**OBJECTIVE**
Without the pictures, output the lines of the material from the very first through the one that holds "264, 268, 272, 276, 280, 284, 288, 292, 296, 300];".

**DATA SEGMENT**

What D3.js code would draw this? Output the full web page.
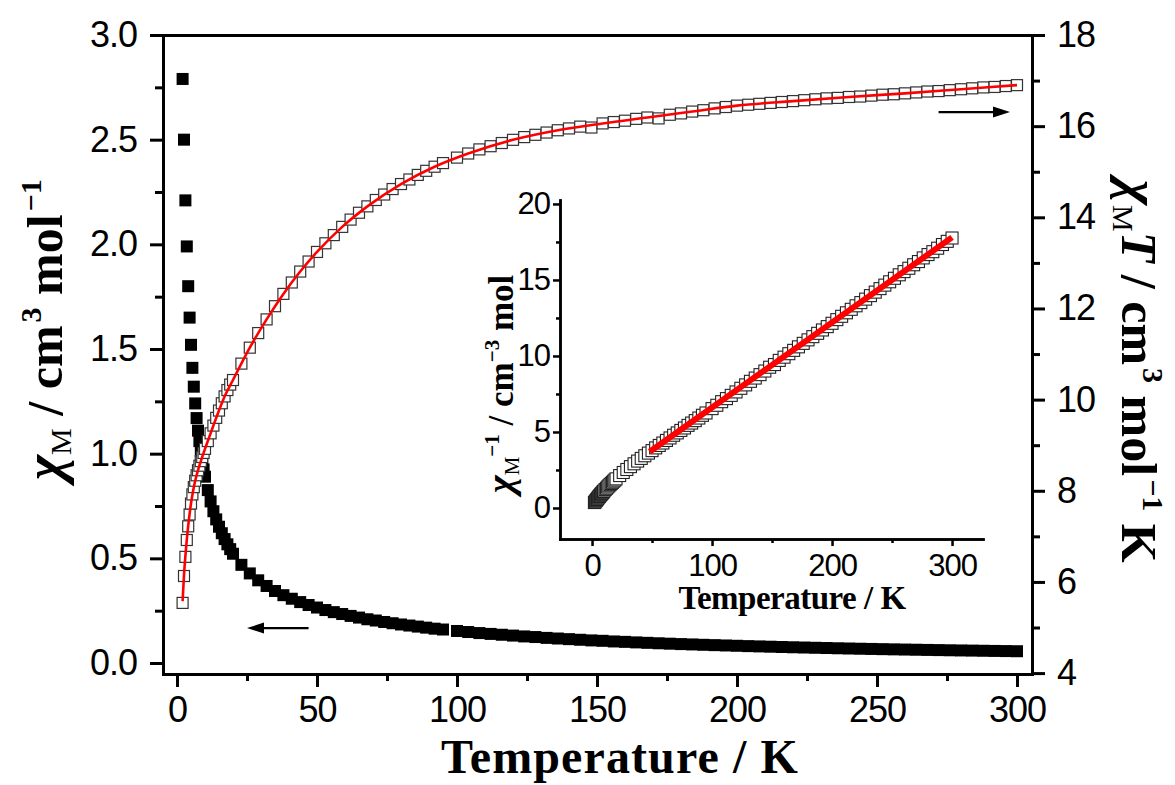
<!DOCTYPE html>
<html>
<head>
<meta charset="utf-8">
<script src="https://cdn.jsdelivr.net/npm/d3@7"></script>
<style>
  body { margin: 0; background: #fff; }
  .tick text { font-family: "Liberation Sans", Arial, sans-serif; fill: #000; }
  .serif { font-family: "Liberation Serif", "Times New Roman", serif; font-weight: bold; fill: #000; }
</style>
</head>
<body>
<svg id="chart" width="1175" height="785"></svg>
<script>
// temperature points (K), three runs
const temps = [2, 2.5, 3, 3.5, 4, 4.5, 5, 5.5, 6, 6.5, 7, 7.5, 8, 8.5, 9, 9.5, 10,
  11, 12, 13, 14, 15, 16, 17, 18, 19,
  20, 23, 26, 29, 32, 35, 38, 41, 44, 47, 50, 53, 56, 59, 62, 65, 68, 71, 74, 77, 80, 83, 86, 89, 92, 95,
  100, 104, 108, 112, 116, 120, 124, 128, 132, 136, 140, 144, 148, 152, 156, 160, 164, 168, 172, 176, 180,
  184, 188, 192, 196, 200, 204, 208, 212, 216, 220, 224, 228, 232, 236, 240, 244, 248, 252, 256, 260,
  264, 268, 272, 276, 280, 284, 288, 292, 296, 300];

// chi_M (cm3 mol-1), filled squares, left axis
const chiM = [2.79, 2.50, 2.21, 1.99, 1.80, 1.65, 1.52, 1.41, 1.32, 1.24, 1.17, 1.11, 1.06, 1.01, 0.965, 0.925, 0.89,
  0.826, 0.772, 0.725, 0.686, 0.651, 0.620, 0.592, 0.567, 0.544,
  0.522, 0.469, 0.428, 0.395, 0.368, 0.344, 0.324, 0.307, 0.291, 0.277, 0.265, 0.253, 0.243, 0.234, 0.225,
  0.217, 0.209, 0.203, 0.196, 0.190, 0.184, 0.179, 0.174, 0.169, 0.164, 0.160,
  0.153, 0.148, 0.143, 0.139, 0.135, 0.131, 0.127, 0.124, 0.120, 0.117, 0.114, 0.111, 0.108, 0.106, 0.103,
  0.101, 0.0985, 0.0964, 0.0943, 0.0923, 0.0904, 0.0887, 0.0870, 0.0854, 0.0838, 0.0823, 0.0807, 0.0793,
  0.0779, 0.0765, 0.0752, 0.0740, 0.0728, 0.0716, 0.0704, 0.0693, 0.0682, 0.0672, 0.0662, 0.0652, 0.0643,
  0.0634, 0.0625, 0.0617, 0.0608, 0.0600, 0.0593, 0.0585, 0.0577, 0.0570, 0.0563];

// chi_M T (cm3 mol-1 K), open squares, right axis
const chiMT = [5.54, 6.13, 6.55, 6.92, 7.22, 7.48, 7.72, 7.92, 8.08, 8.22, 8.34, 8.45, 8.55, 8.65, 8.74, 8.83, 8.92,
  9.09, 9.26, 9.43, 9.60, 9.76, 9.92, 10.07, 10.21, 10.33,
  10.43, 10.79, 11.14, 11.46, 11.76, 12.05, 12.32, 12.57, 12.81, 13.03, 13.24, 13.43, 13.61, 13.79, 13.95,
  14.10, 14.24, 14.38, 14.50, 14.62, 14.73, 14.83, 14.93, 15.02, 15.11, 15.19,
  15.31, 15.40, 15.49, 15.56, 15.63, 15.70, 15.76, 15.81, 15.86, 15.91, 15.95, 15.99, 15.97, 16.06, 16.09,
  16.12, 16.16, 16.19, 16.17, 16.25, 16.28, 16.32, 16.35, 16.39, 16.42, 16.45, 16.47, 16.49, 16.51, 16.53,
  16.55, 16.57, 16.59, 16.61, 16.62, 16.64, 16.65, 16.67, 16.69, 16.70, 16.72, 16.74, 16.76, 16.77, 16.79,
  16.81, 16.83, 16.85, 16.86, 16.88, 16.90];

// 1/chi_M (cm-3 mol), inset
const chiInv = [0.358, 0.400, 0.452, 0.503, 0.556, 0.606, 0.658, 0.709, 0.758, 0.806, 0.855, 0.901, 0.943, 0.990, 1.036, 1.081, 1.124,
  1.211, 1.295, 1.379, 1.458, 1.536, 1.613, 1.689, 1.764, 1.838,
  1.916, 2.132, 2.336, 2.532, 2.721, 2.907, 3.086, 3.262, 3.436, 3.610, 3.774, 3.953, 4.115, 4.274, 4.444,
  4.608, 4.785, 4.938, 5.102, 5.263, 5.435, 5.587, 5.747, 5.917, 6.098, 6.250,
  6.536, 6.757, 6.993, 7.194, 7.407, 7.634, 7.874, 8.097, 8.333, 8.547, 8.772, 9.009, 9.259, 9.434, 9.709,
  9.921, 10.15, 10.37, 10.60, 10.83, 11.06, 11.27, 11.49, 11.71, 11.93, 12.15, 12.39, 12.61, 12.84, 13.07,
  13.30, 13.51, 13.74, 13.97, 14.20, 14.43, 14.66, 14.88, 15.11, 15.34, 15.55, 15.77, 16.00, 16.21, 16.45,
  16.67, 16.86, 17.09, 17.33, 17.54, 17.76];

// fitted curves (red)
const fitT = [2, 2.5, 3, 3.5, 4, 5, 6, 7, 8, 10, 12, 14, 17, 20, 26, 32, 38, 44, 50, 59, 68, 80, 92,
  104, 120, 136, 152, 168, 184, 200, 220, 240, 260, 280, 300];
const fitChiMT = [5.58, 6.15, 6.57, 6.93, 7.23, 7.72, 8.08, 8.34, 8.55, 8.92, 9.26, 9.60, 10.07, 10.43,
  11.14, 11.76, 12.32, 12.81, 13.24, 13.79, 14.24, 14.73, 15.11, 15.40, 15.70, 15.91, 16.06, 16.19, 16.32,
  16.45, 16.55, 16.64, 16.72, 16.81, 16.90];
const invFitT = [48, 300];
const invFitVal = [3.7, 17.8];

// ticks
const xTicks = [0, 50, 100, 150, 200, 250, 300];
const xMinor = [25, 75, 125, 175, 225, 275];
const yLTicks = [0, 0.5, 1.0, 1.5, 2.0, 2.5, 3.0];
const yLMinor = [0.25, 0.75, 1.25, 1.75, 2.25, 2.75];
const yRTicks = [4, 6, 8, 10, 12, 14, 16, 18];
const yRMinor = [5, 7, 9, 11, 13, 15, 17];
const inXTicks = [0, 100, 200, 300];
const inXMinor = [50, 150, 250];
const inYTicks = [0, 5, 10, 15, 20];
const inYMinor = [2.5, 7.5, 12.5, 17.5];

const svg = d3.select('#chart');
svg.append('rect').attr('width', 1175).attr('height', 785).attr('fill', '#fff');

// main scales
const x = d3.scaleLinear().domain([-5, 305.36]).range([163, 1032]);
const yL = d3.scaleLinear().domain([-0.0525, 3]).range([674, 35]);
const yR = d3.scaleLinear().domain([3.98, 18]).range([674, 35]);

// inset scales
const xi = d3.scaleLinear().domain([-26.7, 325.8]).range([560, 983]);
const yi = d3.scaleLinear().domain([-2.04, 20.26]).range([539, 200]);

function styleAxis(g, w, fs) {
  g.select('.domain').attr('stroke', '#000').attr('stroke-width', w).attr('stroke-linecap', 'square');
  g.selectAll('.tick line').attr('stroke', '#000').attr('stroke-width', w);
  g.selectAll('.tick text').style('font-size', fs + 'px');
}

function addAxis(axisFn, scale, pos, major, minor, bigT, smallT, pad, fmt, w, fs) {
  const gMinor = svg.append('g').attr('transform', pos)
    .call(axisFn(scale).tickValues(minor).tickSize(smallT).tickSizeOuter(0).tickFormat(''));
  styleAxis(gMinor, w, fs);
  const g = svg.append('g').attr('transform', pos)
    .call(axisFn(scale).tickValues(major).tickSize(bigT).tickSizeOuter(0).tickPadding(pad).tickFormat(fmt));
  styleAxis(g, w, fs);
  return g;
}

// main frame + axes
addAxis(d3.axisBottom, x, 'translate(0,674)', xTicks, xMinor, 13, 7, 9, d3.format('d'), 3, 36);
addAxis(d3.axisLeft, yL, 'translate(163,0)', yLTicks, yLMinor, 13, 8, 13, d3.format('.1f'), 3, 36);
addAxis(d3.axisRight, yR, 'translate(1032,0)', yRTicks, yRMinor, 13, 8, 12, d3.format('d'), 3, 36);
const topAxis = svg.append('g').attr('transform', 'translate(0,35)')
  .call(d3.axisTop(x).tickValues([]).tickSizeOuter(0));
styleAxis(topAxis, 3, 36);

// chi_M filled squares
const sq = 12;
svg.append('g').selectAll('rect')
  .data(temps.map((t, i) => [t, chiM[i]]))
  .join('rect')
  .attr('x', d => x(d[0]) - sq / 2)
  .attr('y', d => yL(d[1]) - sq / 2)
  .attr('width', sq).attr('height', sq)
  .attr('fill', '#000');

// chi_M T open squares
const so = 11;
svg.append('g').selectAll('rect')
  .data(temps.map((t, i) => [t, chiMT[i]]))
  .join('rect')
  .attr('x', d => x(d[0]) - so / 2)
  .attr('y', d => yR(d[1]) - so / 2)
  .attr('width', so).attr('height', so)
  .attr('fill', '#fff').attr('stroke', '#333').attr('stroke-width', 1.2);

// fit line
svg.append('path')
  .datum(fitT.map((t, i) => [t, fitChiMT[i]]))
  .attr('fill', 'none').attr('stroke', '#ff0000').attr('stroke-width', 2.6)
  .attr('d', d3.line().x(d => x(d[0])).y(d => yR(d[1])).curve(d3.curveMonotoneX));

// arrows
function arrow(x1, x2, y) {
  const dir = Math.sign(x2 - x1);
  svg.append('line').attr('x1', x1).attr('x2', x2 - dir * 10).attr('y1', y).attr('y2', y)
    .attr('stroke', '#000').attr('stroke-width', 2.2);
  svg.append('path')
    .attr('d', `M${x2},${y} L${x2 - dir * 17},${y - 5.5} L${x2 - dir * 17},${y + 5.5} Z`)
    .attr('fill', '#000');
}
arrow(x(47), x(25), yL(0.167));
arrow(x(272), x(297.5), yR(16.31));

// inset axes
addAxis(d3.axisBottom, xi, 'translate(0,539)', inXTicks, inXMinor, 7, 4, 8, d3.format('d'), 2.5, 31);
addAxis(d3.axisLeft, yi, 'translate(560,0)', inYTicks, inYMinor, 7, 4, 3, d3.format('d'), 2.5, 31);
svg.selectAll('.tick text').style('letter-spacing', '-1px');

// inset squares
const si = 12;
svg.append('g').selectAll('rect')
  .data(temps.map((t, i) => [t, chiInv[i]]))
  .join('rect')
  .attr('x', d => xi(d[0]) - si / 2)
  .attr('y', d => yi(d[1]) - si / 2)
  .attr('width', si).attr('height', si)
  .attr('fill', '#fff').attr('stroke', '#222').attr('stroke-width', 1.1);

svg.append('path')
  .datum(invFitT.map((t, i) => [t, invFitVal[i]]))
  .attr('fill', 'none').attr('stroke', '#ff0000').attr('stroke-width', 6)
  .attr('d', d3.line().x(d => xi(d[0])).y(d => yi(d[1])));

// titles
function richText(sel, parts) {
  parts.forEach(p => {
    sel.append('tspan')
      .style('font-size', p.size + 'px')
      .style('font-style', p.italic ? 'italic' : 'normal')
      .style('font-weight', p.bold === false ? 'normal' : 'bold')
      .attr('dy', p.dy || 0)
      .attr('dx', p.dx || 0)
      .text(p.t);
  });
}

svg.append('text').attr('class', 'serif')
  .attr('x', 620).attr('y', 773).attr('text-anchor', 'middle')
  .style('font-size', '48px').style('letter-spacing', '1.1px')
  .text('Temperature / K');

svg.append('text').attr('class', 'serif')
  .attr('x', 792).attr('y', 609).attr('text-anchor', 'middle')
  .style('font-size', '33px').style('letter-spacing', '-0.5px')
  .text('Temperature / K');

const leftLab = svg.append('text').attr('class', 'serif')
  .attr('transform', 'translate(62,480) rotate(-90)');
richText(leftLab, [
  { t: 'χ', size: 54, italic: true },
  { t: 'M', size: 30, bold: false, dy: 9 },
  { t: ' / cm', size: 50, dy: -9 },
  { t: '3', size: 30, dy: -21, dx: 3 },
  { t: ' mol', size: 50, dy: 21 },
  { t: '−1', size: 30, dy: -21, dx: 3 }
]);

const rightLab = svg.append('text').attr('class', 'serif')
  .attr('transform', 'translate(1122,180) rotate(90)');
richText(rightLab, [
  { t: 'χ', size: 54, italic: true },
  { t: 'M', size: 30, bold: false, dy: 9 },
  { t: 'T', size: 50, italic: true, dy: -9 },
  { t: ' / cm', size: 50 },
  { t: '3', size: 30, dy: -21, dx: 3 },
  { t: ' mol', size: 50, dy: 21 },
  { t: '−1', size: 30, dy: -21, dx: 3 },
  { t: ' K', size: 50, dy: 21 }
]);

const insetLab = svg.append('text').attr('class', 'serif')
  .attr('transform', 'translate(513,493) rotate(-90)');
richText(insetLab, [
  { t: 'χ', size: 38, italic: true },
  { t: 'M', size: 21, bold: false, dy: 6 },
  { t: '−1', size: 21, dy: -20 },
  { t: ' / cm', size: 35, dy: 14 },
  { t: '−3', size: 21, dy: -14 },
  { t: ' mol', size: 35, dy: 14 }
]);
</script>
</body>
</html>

**WORKED SOLUTION**
What D3.js code would draw this? Output the full web page.
<!DOCTYPE html>
<html>
<head>
<meta charset="utf-8">
<script src="https://cdn.jsdelivr.net/npm/d3@7"></script>
<style>
  body { margin: 0; background: #fff; }
  .tick text { font-family: "Liberation Sans", Arial, sans-serif; fill: #000; }
  .serif { font-family: "Liberation Serif", "Times New Roman", serif; font-weight: bold; fill: #000; }
</style>
</head>
<body>
<svg id="chart" width="1175" height="785"></svg>
<script>
// temperature points (K), three runs
const temps = [2, 2.5, 3, 3.5, 4, 4.5, 5, 5.5, 6, 6.5, 7, 7.5, 8, 8.5, 9, 9.5, 10,
  11, 12, 13, 14, 15, 16, 17, 18, 19,
  20, 23, 26, 29, 32, 35, 38, 41, 44, 47, 50, 53, 56, 59, 62, 65, 68, 71, 74, 77, 80, 83, 86, 89, 92, 95,
  100, 104, 108, 112, 116, 120, 124, 128, 132, 136, 140, 144, 148, 152, 156, 160, 164, 168, 172, 176, 180,
  184, 188, 192, 196, 200, 204, 208, 212, 216, 220, 224, 228, 232, 236, 240, 244, 248, 252, 256, 260,
  264, 268, 272, 276, 280, 284, 288, 292, 296, 300];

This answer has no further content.